What is asked: Using the material below, copy every line where "with" appears.

Material provided:
— Begin —
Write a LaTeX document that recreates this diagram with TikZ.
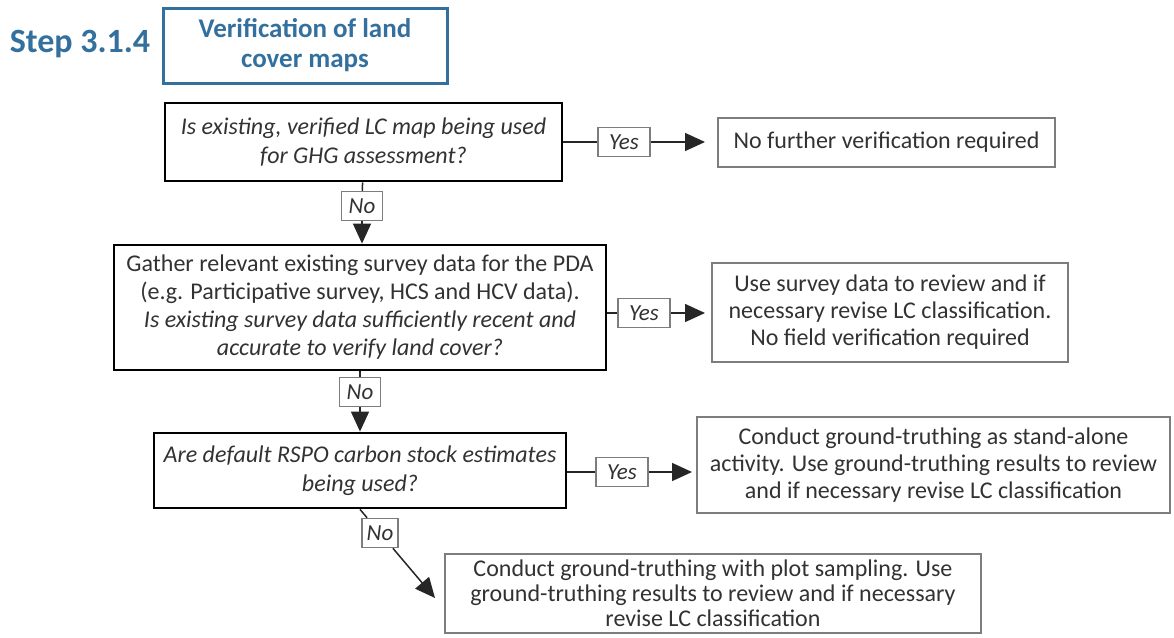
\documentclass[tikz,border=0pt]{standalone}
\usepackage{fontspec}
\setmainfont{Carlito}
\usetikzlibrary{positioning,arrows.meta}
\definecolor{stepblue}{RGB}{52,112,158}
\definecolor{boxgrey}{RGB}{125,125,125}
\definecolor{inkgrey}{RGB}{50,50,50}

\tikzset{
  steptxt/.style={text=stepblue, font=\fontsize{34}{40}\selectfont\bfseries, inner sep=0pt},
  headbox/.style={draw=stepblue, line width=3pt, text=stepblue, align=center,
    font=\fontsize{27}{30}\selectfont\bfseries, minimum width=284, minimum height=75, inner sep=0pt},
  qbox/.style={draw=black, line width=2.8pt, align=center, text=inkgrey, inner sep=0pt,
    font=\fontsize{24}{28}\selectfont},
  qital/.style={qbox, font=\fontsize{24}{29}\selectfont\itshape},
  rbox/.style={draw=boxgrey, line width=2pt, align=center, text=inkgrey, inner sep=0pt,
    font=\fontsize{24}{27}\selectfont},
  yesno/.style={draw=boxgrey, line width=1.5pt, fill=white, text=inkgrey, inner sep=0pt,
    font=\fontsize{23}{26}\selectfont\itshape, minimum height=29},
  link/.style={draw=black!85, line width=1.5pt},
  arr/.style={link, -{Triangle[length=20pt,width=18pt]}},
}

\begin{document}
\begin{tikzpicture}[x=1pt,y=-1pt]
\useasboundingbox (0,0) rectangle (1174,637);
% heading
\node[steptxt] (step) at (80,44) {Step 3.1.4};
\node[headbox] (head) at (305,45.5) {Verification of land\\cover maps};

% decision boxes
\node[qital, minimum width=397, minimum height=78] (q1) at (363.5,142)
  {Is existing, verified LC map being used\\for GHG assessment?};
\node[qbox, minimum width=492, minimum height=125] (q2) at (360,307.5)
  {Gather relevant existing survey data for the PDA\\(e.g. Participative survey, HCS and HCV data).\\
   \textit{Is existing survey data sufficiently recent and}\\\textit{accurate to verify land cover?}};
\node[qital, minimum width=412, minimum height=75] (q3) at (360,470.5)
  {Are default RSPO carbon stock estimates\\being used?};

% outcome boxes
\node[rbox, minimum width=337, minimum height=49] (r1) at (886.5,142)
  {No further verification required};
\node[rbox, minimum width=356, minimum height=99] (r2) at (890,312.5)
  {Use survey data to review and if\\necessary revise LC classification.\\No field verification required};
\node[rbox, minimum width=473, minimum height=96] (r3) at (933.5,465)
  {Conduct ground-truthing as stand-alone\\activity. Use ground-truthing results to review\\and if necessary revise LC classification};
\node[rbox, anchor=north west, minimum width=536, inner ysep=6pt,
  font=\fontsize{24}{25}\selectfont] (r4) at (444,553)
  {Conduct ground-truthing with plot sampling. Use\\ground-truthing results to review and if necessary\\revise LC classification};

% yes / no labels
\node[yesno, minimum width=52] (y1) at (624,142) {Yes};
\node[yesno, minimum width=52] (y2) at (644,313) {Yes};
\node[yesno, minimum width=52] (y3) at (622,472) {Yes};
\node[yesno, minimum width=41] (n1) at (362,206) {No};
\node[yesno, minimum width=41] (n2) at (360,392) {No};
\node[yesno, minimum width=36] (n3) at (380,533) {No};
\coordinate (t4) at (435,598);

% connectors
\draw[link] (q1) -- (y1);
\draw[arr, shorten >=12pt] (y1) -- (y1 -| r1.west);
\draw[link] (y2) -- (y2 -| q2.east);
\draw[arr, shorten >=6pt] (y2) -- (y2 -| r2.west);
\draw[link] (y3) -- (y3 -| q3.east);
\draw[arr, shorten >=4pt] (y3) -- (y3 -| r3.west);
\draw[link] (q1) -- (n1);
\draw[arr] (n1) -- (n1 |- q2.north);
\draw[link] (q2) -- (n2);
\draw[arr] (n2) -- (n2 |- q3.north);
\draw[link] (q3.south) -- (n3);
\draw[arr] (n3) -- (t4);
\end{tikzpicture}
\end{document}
— End —
Full response:
Write a LaTeX document that recreates this diagram with TikZ.
  {Conduct ground-truthing with plot sampling. Use\\ground-truthing results to review and if necessary\\revise LC classification};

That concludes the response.